• Medicare Standards Are Too Strict, 2 Courts Find

    From: New York Times

    Medicare Standards Are Too Strict, 2 Courts Find

    By ROBERT PEAR

     WASHINGTON — Two federal courts have ruled that the Obama administration is using overly strict standards to determine whether older Americans are entitled to Medicare coverage of skilled nursing home care and home health care.

    Medicare will pay for those services if they are needed to maintain a person’s ability to perform routine activities of daily living or to prevent deterioration of the person’s condition, the courts said. Medicare beneficiaries do not have to prove that their condition will improve, as the government sometimes contends, the courts said.

    The rulings are potentially significant for many people with chronic conditions and disabilities like multiple sclerosis, Alzheimer’s disease and broken hips. Skilled care may be reasonable and necessary and covered by Medicare even if the person’s condition is stable and unlikely to improve, the courts said.

    The government has not said whether it intends to appeal either decision.

    Representative Joe Courtney, Democrat of Connecticut, welcomed the decisions. “People with chronic conditions are being denied care in the mistaken belief that Medicare requires improvement of a person’s condition as a prerequisite for coverage,” Mr. Courtney said Monday. “That’s not in the law. It’s urban legend.”

    In one case, the Federal District Court in Pittsburgh said Medicare officials had used the wrong legal standard in denying coverage of skilled nursing home care to an 81-year-old woman, Wanda Papciak.

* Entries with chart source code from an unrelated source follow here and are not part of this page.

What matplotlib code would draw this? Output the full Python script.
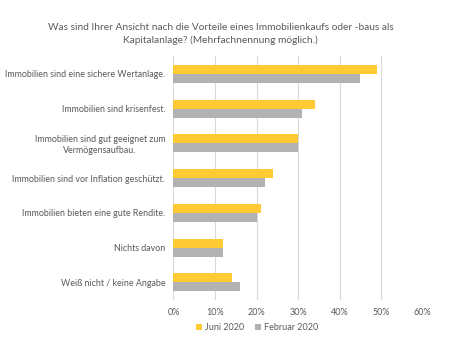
import matplotlib.pyplot as plt
import numpy as np

categories = [
    "Immobilien sind eine sichere Wertanlage.",
    "Immobilien sind krisenfest.",
    "Immobilien sind gut geeignet zum\nVermögensaufbau.",
    "Immobilien sind vor Inflation geschützt.",
    "Immobilien bieten eine gute Rendite.",
    "Nichts davon",
    "Weiß nicht / keine Angabe",
]
juni_2020 = [49, 34, 30, 24, 21, 12, 14]
februar_2020 = [45, 31, 30, 22, 20, 12, 16]
ticks = [0, 10, 20, 30, 40, 50, 60]

plt.rcParams["font.family"] = ["Lato", "DejaVu Sans"]
text_col = "#595959"

fig = plt.figure(figsize=(4.53, 3.38), dpi=100)
ax = fig.add_axes([0.383, 0.113, 0.55, 0.72])

y = np.arange(len(categories))
h = 0.26
ax.barh(y - h / 2, juni_2020, height=h, color="#FFCA33", label="Juni 2020", zorder=3)
ax.barh(y + h / 2, februar_2020, height=h, color="#B2B2B2", label="Februar 2020", zorder=3)

ax.set_ylim(len(categories) - 0.5, -0.5)
ax.set_xlim(0, 60)
ax.set_xticks(ticks)
ax.set_xticklabels([f"{t}%" for t in ticks], fontsize=6.5, color=text_col)
ax.set_yticks(y)
ax.set_yticklabels(categories, fontsize=6.4, color=text_col, ha="right",
                   multialignment="center")
ax.tick_params(length=0, pad=6)
ax.grid(axis="x", color="#D9D9D9", lw=0.8, zorder=0)
for s in ax.spines.values():
    s.set_visible(False)

fig.text(0.487, 0.90, "Was sind Ihrer Ansicht nach die Vorteile eines Immobilienkaufs oder -baus als\nKapitalanlage? (Mehrfachnennung möglich.)",
         ha="center", va="center", fontsize=7.3, color=text_col, linespacing=1.4)

fig.legend(loc="center", bbox_to_anchor=(0.567, 0.03), ncol=2, frameon=False,
           fontsize=6.5, labelcolor=text_col, handlelength=0.7, handleheight=0.7,
           handletextpad=0.3, columnspacing=1.2)

fig.savefig("out.png", dpi=100)
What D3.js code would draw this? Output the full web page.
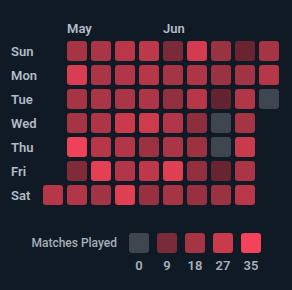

    After hip replacement surgery, Ms. Papciak received skilled nursing care, physical therapy and occupational therapy in a nursing home. Medicare terminated coverage after five weeks, saying her condition had not improved and was unlikely to improve.

    In reversing the decision of Medicare officials, the court said Ms. Papciak needed skilled nursing home care “to maintain her level of functioning” and to prevent her condition from deteriorating.

    Medicare officials had argued that Ms. Papciak was receiving only “custodial care,” for which the program does not pay. The court said Medicare officials had “failed to apply the correct legal standard,” and it cited court rulings in support of the proposition that the Medicare law “is to be liberally construed in favor of beneficiaries.”

    In a legal brief in the Papciak case, the government had rejected the argument that “sustaining and preserving current capabilities is grounds for skilled care.” Before Medicare will cover skilled nursing services, it said, “there must be an expectation that the beneficiary’s condition will improve materially in a reasonable and generally predictable period of time, based on the physician’s assessment.”

    Medicare officials said they were right to end coverage of skilled nursing care for Ms. Papciak because she had reached her “maximum functional capacity.”

    But her lawyer, Stella L. Smetanka, a clinical professor of law at the University of Pittsburgh, said Ms. Papciak “could have made further progress if they had continued therapy and not given up on her.”

    In any event, Ms. Smetanka said, “the services were needed to prevent further deterioration — that’s a suitable rationale for skilled nursing care.”

    In the other case, a federal district judge in Vermont ruled that Medicare had improperly denied coverage for certain home health services provided to a 66-year-old woman who had had two strokes.

    The judge, Christina Reiss, said that even though the patient, Sandra Anderson, might have been in stable condition, she still needed home health care to prevent deterioration of her functional ability. A Medicare beneficiary “need not risk a deterioration of her fragile health” to justify continuation of skilled care, Judge Reiss said.

    A group of 17 House Democrats, led by Mr. Courtney, recently sent a letter to the Obama administration objecting to its interpretation of the law.

    “Beneficiaries are frequently told that Medicare will not cover skilled services if their underlying condition will not improve,” the letter said. “For example, as people with multiple sclerosis are often not likely to improve, skilled services such as physical, occupational and speech therapies that are necessary to slow the progression of the disease, or maintain current function, are denied. As a result, these individuals’ conditions deteriorate — frequently leading to more intense, more expensive services, hospital or nursing home care.”

    Jacob S. Speidel, a lawyer at Vermont Legal Aid who helped represent Ms. Anderson, said: “Medicare often denies coverage for home health services because people have stable chronic conditions. We believe this practice does not comply with Medicare law and regulations.”